The panda is a powerful spirit animal inspiring tranquil strength and determination. Under its soft and fuzzy appearances, this animal totem brings forth the importance of strong personal boundaries to feel safe and grounded in life. Symbolic of the ability to find a balanced and nurturing path through life, it will encourage those who have it as totem or power animal to integrate different aspects of their personality in an harmonious whole.
The panda is a symbol of gentleness and strength. The general meanings associated with this animal are:
- Gentle strength
- Good luck, positive outlook on life
- Connection with Eastern wisdom
The symbolism of the panda also encompasses personal and spiritual qualities, such as:
- Integration of polarized aspects of yourself, such as feminine and masculine energies
- Heart-centered energy, nurturing ability
- Importance of emotions
- Calm determination, ability to take time to reach your goals
- Importance of private space and personal boundaries
This animal is characterized by its very high sensitivity to its surroundings and can quickly become stressed when there is too much movement or noise around. If you identify with the panda totem, you’re likely very aware of your environment and the energies around you.
The totem of the panda has affinities with bear energy. Despite its gentle appearances, it is a strong animal with an unstoppable determination. Like the bear, it provides powerful support for those who need courage and steadiness in their endeavors. Those with the panda totem tend to be able to be firm and gentle at the same time and demonstrate a gentle strength in any circumstance. The wisdom of the panda teaches us to move through life calmly and with determination. You can call this spirit animal to help you maintain a steady pace and direction. In the Eastern culture, this animal is symbol of peace and harmonious resolution of conflict.
So basically, after that very long winded, detailed description of my future tattoo, there’s multiple hidden meanings in it for me. It represents that, like a maiko, I’m still learning, constantly learning, not only in life but on my weight loss journey. That I’ll hit bumps along the way but with determination I’ll eventually get there. I need to have grace, courage, patience, and perseverance to rise above any obstacles. This is my story of rebirth, into the person I’m becoming. I’m not only changing physically, but mentally as well. Finally, it’s also to honor my mother. At an early age she instilled a love of learning, and a love of reading, in me. She taught me to always want to know more, and gave me the strength and courage to seek it out.

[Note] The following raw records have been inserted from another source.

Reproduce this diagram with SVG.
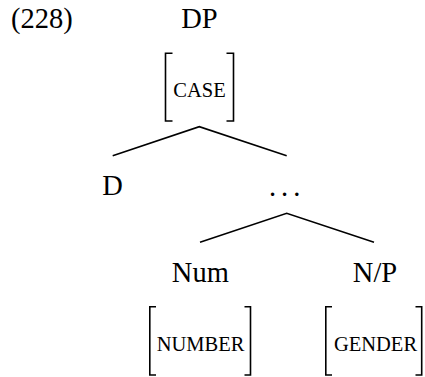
<svg xmlns="http://www.w3.org/2000/svg" width="425" height="377" viewBox="0 0 425 377">
<style>
text{font-family:'Liberation Serif','Times New Roman',Times,serif;fill:#000}
.lab{font-size:28.5px;text-anchor:middle}
.feat{font-size:20.5px;text-anchor:middle}
.br{fill:none;stroke:#000;stroke-width:1.6}
.edge{stroke:#000;stroke-width:1.6;fill:none}
</style>
<rect width="425" height="377" fill="#fff"/>
<text x="11" y="28.3" font-size="28.5">(228)</text>
<g id="DP">
<text class="lab" x="199.5" y="28.3">DP</text>
<path class="br" d="M172.5 53.2H165.5V121H172.5"/>
<path class="br" d="M226.5 53.2H233.5V121H226.5"/>
<text class="feat" x="199.5" y="96.7">CASE</text>
</g>
<g id="D">
<text class="lab" x="112.5" y="195.2">D</text>
</g>
<g id="Dbar">
<text class="lab" x="269.1" y="195.5" letter-spacing="4.9" style="text-anchor:start">...</text>
</g>
<g id="Num">
<text class="lab" x="200.3" y="281.7">Num</text>
<path class="br" d="M156 306.7H149.8V375H156"/>
<path class="br" d="M244.5 306.7H250.5V375H244.5"/>
<text class="feat" x="200.5" y="350.5">NUMBER</text>
</g>
<g id="NP">
<text class="lab" x="375" y="281.7">N/P</text>
<path class="br" d="M332 306.7H325.8V375H332"/>
<path class="br" d="M415.5 306.7H421.7V375H415.5"/>
<text class="feat" x="375.5" y="350.5">GENDER</text>
</g>
<g id="connectors">
<path class="edge" d="M112.7 155.7L199.3 126.7L286.7 155.7"/>
<path class="edge" d="M200 242.3L286.7 213.3L374 242.3"/>
</g>
</svg>
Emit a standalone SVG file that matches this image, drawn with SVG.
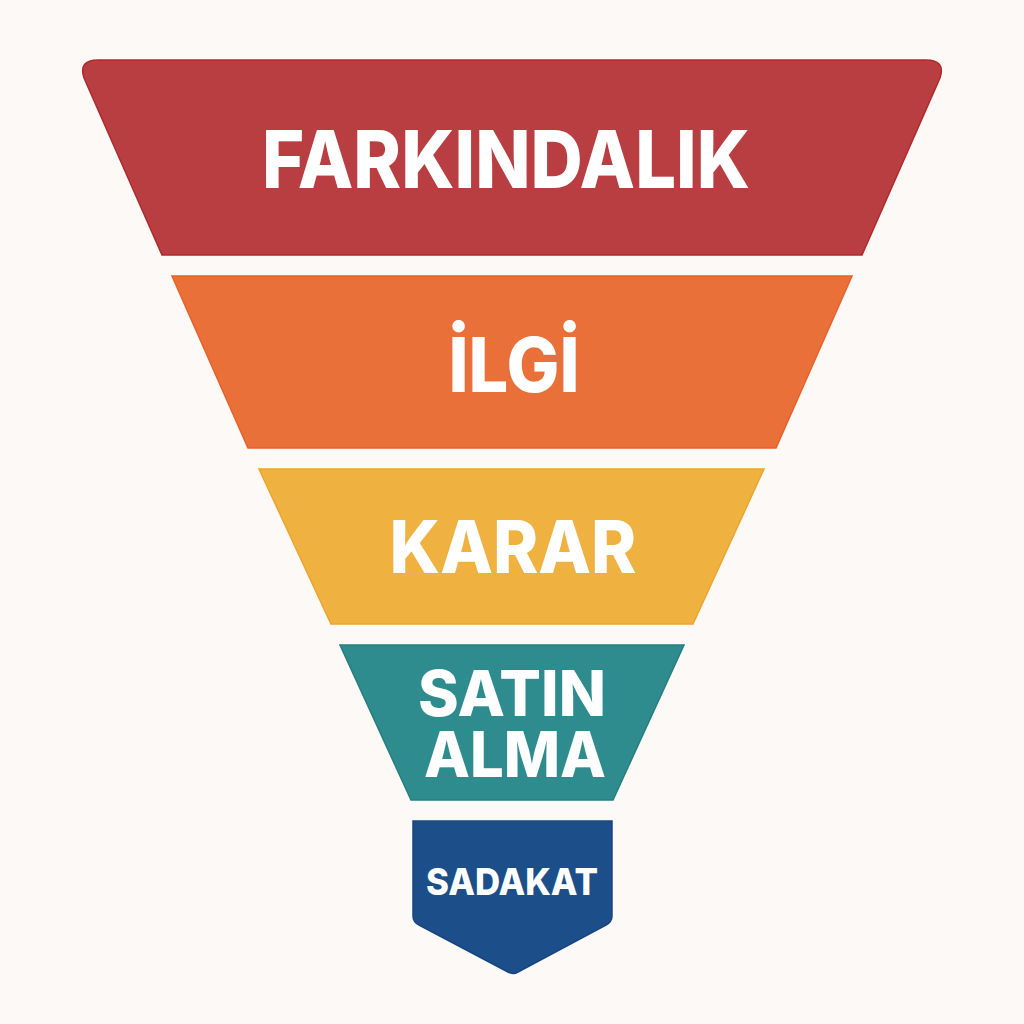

I won’t see the tattoo artist’s actual design till I physically go to the appointment. She’ll be working on it right up until then. I went in and talked with her last week, told her all my wants and desire, and she measured my leg. After that I just had to leave it in her capable hands to interpret my spew of information overload into something amazing. There’s time built into the appointment if we need to tweak her design at all though.
I’ll, of course, do a post chronically the whole thing. As of right now my loving husband is going to go with me and entertain me/feed me. I could be there upwards of 6 hours, depending on how fast she works. Since there’s going to be a fair amount of detail and color work I fully anticipate being there the whole time. My previous 3 tattoos are just small things that took less than 45 minutes. I’m hoping I can last as long as I need to before tapping out.